● Provided material
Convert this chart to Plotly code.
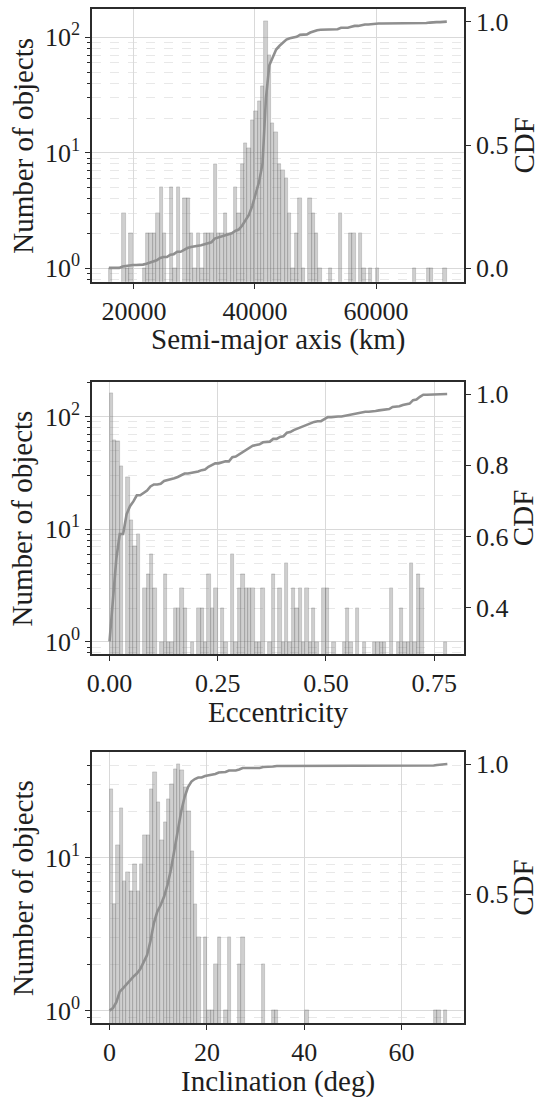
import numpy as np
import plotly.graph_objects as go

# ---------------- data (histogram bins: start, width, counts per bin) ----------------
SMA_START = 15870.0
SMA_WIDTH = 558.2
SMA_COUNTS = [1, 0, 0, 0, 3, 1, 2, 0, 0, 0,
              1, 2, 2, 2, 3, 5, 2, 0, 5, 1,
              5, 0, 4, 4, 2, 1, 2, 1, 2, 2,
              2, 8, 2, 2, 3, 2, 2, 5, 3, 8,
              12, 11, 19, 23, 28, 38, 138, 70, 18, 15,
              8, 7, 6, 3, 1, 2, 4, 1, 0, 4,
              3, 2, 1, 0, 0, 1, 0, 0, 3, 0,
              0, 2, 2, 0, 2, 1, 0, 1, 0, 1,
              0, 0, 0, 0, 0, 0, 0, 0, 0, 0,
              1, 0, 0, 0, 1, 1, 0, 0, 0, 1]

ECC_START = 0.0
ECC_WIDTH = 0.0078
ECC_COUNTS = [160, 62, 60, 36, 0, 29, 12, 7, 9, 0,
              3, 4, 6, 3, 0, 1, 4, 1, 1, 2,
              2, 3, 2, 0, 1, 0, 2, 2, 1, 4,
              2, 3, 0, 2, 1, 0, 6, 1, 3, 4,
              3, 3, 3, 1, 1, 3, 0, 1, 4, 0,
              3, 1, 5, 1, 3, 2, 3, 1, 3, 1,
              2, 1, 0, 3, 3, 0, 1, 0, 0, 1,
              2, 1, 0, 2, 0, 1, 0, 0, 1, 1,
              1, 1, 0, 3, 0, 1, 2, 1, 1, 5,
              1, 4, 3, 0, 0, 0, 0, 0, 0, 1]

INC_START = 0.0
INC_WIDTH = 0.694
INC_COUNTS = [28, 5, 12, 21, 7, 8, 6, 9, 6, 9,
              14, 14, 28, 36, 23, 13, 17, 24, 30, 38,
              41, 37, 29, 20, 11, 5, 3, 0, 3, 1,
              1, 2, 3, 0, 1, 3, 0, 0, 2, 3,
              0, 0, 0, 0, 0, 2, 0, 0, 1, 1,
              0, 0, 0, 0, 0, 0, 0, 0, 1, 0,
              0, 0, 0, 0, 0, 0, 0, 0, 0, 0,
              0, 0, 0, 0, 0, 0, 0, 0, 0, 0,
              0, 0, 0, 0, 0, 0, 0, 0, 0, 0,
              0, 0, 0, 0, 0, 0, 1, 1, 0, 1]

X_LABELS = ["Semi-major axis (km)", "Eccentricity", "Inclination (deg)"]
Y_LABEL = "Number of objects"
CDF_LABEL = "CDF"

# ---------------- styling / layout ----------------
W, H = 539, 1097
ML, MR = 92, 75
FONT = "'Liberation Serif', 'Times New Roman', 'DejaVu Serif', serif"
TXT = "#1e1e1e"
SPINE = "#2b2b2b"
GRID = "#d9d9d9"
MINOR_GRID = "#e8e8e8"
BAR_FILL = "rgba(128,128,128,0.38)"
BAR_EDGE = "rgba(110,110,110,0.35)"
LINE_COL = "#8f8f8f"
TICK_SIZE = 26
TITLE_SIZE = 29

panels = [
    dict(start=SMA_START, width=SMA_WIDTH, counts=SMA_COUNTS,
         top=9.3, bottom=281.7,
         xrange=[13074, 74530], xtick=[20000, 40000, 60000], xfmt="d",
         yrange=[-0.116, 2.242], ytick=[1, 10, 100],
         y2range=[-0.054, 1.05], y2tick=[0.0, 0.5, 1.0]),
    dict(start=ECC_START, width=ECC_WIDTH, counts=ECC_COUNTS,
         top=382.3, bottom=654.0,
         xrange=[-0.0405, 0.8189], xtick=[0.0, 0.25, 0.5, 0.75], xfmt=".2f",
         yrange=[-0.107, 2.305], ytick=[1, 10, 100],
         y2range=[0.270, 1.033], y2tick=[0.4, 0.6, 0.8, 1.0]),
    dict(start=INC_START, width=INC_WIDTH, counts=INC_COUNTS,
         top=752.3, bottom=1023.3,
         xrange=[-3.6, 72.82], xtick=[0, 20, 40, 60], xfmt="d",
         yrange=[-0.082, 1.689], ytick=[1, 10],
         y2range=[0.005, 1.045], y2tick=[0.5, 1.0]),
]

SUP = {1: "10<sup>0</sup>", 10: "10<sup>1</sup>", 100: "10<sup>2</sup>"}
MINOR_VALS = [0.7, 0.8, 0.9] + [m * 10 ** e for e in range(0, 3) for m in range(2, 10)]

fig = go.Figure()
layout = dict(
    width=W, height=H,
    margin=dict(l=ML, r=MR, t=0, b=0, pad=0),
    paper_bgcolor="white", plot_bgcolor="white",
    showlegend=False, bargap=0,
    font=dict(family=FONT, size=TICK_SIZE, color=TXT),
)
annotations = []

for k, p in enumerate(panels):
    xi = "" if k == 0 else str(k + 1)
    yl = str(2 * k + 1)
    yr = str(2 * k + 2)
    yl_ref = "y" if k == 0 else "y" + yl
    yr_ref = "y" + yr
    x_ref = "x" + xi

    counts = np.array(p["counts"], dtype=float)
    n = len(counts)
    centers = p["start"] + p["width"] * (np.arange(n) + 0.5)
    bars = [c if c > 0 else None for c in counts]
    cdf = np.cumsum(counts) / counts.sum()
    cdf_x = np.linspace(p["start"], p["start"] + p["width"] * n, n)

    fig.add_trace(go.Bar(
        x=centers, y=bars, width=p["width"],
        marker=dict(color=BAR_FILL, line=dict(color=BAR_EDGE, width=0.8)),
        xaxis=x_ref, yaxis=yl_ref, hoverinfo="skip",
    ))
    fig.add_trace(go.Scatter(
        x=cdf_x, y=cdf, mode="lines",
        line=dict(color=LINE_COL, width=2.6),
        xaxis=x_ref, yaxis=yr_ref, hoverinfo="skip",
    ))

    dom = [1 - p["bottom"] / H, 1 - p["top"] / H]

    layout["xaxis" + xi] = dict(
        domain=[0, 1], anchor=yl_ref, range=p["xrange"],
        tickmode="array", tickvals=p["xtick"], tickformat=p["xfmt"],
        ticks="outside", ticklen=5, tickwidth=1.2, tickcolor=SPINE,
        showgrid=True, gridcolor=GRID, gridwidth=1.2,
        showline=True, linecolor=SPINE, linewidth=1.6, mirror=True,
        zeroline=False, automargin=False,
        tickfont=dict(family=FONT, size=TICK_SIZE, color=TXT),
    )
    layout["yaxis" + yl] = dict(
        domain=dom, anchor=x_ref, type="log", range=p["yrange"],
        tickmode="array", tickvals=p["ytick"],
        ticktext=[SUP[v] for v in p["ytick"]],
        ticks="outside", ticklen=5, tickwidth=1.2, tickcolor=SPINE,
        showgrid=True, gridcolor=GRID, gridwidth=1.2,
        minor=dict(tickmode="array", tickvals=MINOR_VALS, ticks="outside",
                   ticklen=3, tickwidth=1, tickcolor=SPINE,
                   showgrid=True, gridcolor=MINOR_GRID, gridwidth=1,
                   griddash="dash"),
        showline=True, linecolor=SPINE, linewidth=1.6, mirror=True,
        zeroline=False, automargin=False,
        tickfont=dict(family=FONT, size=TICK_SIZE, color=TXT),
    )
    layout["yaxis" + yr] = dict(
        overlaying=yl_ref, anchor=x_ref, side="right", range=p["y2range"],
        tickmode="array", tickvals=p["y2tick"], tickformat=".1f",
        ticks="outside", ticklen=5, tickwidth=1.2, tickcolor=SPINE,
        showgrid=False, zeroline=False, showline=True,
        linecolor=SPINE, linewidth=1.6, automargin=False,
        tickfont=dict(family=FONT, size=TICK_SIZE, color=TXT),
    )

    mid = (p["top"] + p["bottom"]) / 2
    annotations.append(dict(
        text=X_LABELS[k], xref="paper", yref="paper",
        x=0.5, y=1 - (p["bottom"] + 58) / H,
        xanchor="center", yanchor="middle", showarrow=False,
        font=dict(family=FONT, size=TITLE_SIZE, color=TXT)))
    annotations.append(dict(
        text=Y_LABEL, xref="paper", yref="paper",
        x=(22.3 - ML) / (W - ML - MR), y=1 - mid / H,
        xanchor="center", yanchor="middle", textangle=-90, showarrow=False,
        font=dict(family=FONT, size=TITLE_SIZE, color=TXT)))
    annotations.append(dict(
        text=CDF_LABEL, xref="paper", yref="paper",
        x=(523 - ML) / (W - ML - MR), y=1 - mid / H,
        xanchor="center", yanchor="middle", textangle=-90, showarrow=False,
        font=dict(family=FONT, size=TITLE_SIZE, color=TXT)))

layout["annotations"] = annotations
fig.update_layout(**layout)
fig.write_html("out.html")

● What is asked
Copy nothing but the lines from the top of the data down to the line containing "1, 0, 0, 0, 1, 1, 0, 0, 0, 1]", and leave the pictures out.

● Final answer
Convert this chart to Plotly code.
import numpy as np
import plotly.graph_objects as go

# ---------------- data (histogram bins: start, width, counts per bin) ----------------
SMA_START = 15870.0
SMA_WIDTH = 558.2
SMA_COUNTS = [1, 0, 0, 0, 3, 1, 2, 0, 0, 0,
              1, 2, 2, 2, 3, 5, 2, 0, 5, 1,
              5, 0, 4, 4, 2, 1, 2, 1, 2, 2,
              2, 8, 2, 2, 3, 2, 2, 5, 3, 8,
              12, 11, 19, 23, 28, 38, 138, 70, 18, 15,
              8, 7, 6, 3, 1, 2, 4, 1, 0, 4,
              3, 2, 1, 0, 0, 1, 0, 0, 3, 0,
              0, 2, 2, 0, 2, 1, 0, 1, 0, 1,
              0, 0, 0, 0, 0, 0, 0, 0, 0, 0,
              1, 0, 0, 0, 1, 1, 0, 0, 0, 1]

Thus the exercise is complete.